- _RECORDS SUPPLIED_:
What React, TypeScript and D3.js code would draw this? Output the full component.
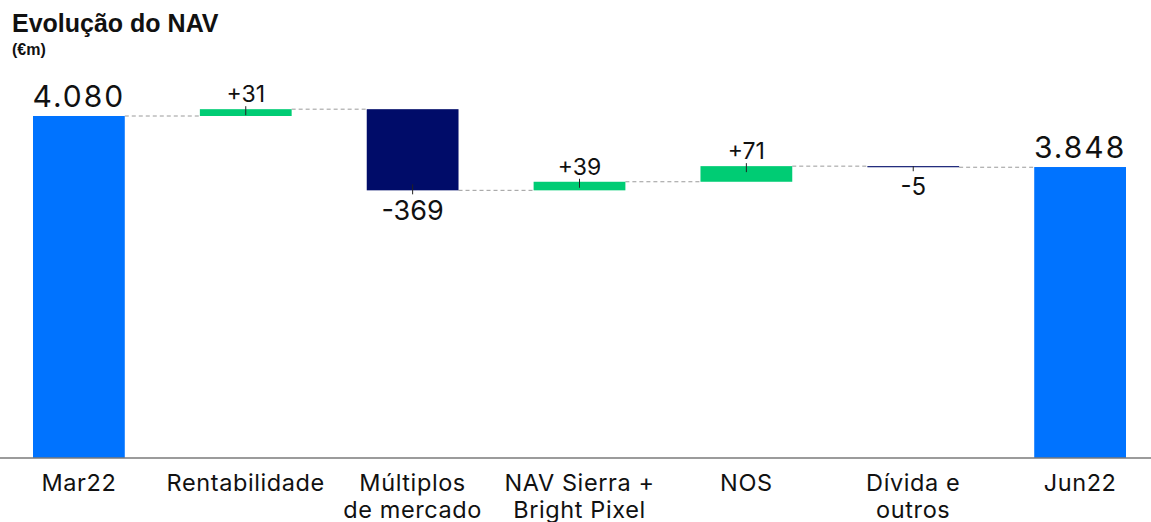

...

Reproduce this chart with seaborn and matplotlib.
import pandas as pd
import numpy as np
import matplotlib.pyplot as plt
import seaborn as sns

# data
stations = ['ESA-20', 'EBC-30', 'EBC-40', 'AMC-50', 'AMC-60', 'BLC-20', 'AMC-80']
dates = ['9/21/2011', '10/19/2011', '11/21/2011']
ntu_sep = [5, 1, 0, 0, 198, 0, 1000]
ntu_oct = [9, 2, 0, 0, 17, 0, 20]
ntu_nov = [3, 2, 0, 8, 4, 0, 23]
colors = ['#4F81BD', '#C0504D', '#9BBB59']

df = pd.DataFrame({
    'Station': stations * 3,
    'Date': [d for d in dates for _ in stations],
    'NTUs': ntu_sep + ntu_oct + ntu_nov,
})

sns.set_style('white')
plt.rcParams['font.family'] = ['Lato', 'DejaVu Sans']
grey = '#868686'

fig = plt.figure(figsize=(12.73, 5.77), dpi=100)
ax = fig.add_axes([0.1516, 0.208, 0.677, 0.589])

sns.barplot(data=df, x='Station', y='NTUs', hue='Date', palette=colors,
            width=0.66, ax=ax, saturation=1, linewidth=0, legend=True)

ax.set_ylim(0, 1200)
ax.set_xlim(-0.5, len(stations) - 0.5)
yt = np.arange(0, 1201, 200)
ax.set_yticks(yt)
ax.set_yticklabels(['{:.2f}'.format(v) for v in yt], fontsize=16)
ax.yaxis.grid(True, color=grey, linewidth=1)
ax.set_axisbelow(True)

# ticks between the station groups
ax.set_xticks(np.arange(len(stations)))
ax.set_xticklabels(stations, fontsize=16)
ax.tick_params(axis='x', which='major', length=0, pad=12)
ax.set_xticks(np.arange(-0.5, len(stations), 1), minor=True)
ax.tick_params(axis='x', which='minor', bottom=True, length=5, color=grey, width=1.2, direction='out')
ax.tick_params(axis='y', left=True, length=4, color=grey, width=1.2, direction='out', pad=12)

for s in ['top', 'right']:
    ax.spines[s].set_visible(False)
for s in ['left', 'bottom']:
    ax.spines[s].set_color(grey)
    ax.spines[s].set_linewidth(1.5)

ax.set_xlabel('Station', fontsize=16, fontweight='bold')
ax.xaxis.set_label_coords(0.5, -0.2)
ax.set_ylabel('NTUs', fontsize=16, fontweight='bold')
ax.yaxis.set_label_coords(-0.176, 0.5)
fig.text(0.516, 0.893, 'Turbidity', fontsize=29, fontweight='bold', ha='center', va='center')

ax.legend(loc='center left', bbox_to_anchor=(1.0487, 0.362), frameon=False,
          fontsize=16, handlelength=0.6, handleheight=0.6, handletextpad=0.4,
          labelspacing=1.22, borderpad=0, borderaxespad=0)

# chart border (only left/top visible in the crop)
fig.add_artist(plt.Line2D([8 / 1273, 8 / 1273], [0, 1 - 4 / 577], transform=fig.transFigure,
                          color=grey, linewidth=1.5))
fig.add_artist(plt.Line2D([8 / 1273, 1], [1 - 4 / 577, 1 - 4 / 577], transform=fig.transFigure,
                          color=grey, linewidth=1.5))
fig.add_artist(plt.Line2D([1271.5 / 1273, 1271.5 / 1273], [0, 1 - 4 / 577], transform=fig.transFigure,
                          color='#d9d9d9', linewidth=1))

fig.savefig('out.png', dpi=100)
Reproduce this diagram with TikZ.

---

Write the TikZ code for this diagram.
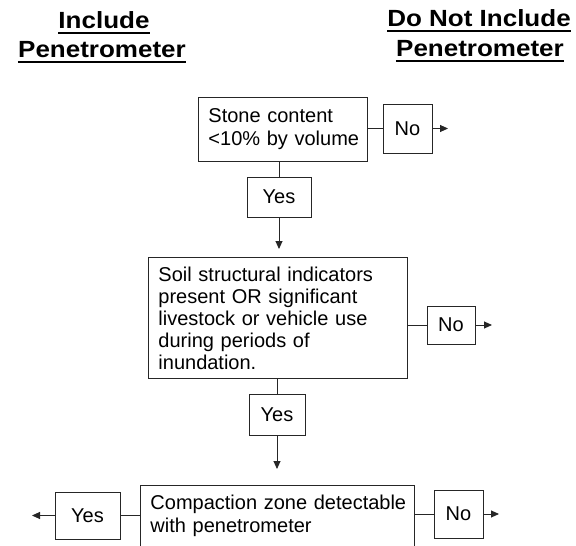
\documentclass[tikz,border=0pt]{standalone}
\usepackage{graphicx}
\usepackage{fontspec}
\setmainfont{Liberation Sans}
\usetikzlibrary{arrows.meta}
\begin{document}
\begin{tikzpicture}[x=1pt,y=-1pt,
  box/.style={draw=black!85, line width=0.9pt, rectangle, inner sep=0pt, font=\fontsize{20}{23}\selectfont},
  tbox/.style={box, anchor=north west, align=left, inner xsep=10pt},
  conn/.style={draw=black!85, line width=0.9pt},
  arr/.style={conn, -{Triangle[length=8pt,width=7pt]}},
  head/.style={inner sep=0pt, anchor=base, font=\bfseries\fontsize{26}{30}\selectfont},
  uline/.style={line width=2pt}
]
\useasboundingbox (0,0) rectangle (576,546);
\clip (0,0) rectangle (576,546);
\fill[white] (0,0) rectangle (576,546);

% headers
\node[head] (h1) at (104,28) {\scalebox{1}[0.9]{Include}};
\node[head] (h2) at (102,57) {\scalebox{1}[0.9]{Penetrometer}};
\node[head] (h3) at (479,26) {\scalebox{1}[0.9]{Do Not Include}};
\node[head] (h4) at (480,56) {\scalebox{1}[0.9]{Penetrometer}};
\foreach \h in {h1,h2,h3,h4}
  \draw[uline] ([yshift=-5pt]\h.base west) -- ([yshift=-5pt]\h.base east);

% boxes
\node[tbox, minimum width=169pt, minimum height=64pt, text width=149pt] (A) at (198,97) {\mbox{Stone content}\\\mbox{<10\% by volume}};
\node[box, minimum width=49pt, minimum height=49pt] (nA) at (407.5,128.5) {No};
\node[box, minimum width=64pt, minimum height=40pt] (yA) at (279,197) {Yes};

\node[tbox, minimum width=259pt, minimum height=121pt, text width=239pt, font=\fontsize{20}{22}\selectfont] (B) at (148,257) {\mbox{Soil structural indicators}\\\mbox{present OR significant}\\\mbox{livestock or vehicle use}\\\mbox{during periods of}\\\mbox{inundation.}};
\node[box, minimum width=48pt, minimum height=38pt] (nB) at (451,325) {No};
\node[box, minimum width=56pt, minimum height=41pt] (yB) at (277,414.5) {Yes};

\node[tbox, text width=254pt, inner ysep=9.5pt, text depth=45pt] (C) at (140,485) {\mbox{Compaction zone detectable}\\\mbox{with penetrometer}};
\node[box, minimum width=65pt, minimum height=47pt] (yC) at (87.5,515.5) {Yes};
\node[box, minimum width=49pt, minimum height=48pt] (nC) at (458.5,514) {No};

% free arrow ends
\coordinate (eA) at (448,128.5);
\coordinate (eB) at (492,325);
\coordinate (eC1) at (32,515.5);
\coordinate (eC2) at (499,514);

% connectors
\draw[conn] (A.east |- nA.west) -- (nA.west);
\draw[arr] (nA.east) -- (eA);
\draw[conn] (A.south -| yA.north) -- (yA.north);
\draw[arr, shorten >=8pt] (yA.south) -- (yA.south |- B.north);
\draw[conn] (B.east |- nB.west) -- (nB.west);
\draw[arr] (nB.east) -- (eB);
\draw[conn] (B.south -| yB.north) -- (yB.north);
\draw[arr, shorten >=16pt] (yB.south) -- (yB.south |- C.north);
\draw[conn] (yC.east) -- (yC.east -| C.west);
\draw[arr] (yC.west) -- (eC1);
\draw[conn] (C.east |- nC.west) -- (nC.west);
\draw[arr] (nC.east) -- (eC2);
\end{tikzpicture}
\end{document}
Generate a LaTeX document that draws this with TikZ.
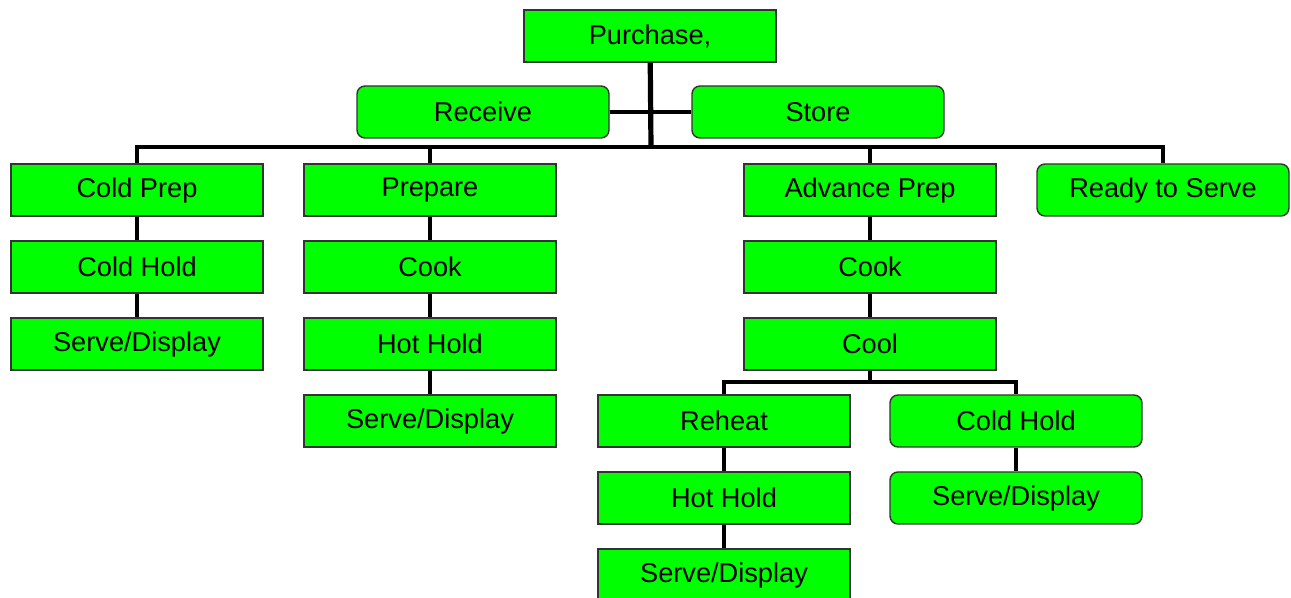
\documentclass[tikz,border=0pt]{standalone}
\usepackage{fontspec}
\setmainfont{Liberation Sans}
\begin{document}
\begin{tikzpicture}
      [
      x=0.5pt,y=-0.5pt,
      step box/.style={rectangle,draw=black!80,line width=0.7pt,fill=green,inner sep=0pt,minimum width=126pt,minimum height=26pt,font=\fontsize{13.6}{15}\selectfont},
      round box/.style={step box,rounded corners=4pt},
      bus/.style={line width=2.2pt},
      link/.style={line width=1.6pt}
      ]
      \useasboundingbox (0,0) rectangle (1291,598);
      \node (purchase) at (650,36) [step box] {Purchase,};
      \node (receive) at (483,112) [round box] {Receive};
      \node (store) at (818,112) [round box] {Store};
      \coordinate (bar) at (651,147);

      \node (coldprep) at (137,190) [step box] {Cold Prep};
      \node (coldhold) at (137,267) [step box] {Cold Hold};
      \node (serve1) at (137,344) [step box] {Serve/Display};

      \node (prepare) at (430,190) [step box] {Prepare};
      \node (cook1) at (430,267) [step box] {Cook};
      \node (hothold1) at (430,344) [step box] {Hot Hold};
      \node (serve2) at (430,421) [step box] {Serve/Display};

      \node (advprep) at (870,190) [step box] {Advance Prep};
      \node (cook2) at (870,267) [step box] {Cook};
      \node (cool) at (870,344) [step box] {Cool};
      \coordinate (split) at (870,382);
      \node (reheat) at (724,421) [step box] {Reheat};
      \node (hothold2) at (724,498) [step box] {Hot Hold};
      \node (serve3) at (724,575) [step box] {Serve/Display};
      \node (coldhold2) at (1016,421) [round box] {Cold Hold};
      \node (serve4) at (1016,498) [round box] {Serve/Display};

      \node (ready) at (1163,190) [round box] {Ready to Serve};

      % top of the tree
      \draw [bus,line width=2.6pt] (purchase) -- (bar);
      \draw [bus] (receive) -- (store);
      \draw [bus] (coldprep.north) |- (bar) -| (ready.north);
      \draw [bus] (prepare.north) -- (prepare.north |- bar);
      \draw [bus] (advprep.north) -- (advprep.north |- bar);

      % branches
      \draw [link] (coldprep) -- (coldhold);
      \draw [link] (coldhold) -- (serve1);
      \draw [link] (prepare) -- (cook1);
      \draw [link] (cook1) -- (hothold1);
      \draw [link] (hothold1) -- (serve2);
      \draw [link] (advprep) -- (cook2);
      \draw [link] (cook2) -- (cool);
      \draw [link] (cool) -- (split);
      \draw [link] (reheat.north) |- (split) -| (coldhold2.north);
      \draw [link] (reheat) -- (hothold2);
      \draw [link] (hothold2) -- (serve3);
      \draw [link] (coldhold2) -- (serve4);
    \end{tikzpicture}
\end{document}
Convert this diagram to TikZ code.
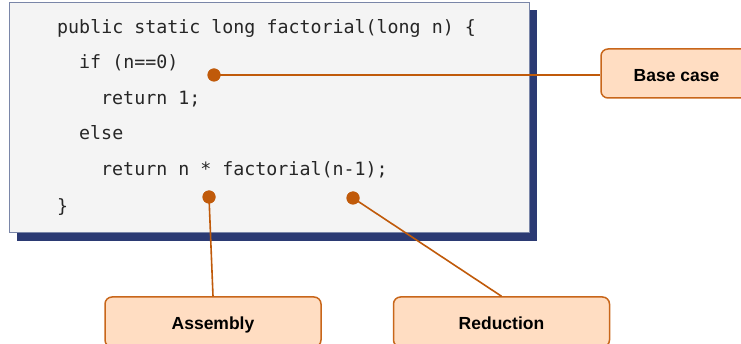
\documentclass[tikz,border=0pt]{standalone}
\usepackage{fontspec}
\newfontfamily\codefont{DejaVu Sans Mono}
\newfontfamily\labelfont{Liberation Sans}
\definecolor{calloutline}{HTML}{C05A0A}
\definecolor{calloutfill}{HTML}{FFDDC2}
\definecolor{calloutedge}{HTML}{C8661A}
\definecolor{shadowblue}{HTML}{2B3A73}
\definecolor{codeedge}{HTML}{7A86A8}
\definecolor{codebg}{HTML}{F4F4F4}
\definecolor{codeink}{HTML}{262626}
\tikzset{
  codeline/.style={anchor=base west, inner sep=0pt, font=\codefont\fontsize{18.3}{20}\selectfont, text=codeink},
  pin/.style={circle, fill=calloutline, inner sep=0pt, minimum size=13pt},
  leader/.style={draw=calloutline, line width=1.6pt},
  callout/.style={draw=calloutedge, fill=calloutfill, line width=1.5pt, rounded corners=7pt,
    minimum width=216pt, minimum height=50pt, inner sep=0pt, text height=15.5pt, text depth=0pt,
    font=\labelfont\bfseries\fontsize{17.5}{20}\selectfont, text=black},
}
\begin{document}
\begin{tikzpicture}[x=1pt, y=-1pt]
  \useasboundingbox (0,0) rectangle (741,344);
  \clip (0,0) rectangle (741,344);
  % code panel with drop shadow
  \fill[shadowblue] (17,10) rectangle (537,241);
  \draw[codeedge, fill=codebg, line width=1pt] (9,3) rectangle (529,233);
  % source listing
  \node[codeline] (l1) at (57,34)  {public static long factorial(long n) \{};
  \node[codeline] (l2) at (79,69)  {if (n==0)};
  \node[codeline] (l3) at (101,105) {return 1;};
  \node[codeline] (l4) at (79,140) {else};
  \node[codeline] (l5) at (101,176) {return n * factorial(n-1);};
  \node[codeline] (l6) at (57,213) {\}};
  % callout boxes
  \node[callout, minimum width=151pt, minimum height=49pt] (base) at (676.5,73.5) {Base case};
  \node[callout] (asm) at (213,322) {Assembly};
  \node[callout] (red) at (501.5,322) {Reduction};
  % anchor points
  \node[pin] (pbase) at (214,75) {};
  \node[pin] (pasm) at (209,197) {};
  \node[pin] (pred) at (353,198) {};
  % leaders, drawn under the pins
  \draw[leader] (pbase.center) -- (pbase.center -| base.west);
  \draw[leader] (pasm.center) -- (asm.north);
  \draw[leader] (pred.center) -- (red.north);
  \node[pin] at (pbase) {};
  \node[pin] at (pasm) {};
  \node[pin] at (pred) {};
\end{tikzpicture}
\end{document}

- _REQUIRED TASK_:
From the entries above, extract every line where the word "chart" appears.

- _EXPECTED ANSWER_:
Reproduce this chart with seaborn and matplotlib.
# chart border (only left/top visible in the crop)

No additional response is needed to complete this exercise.